ECE 4760 Final Project A Small Smart Voice Decoder System

ECE 4760 Spring 2011
A Smart Voice Decoder System for Vowels

By: Annie (Wei) Dai (wd65@cornell.edu) and Youchun Zhang (yz526@cornell.edu)

Conclusion

Expectation

Overall, our final project result achieved all of the goals we defined in our project proposal. Our speech recognition system is able to accurately identify the vowel user has said. We extended this implementation and simulated a security system where the user must say the vowels in a particular sequence to be able to decode a secret message.

Future Improvements

There are two improvements that can be made in the future. The first one is based on current preciseness. Although our system in recognizing five vowels is clear and fits most users, we still need more experimental simulation to help identify characteristics and narrow the search for peaks in vowels. Furthermore, we may develop more characteristics for other vowels and even those not-vowel sounds. This also requires more research on vowel classification.
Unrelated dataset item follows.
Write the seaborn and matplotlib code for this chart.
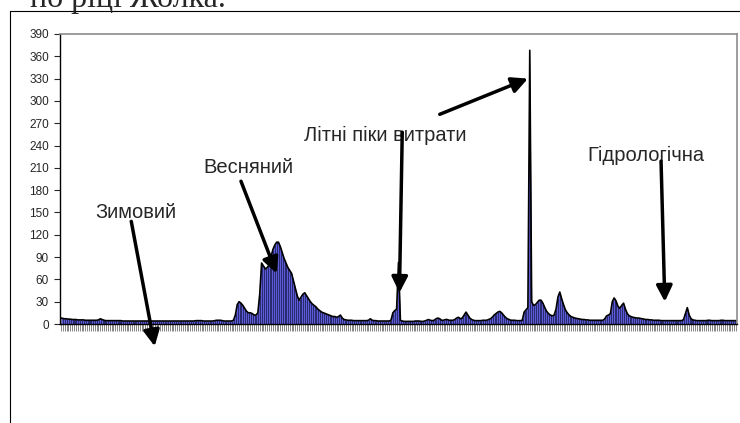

Another progress would be more complicated word recognition if we've done all the vowel identification. Since we are already able to tell apart five basic vowels, and for most words, an interesting thing is that you can pronounce and classify them with a sequence of basic vowels. For instance, the waveform of "yes" is similar to [ae] and [ee], while when one pronounce "no" , you can simply tell it apart by [oh]. Besides, for a word like "starbucks", the [ah] sound is obvious inside. Yet the difficulty for a word recognition even just based on sequence of vowels is that our current method is based on a cumulatingpossibility which is not strictly corresponding to time. In this way, the algorithm we implement in decoding is no longer useful. We may need to consider another cumulating possibility for all the words that may sound alike and mark the most possible one as result. This may lead to big challenge in accuracy.

Ethical Considerations

We have done our best effort to conform to the IEEE code of Ethics in the design and execution of our project. The FWT algorithm we used in our design was written by Bruce Land. The button state machines we used were modified code from previous lab exercises. There are no known systems using a similar MCU in implementing vowel recognition system. In fact, much of the speech recognition systems available in the world today require a lot more computation power than the mega644 and is able to analyze much more complex voice inputs.

We are honest in reporting the result of our system and our summary results are as accurate as the precision and real time computation capability the MCU can allow.

This system can be used to implement a security system with speech recognition. This can be potentially more convenient for people with less proficient vision than a keypad security system. Furthermore, with more computation power, our system can recognize individual voices and much more complex voice inputs.

Legal Considerations

Our project is a simple audio input and addressing device. It would not cause any interference with other devices and won't result in any violation of regulation.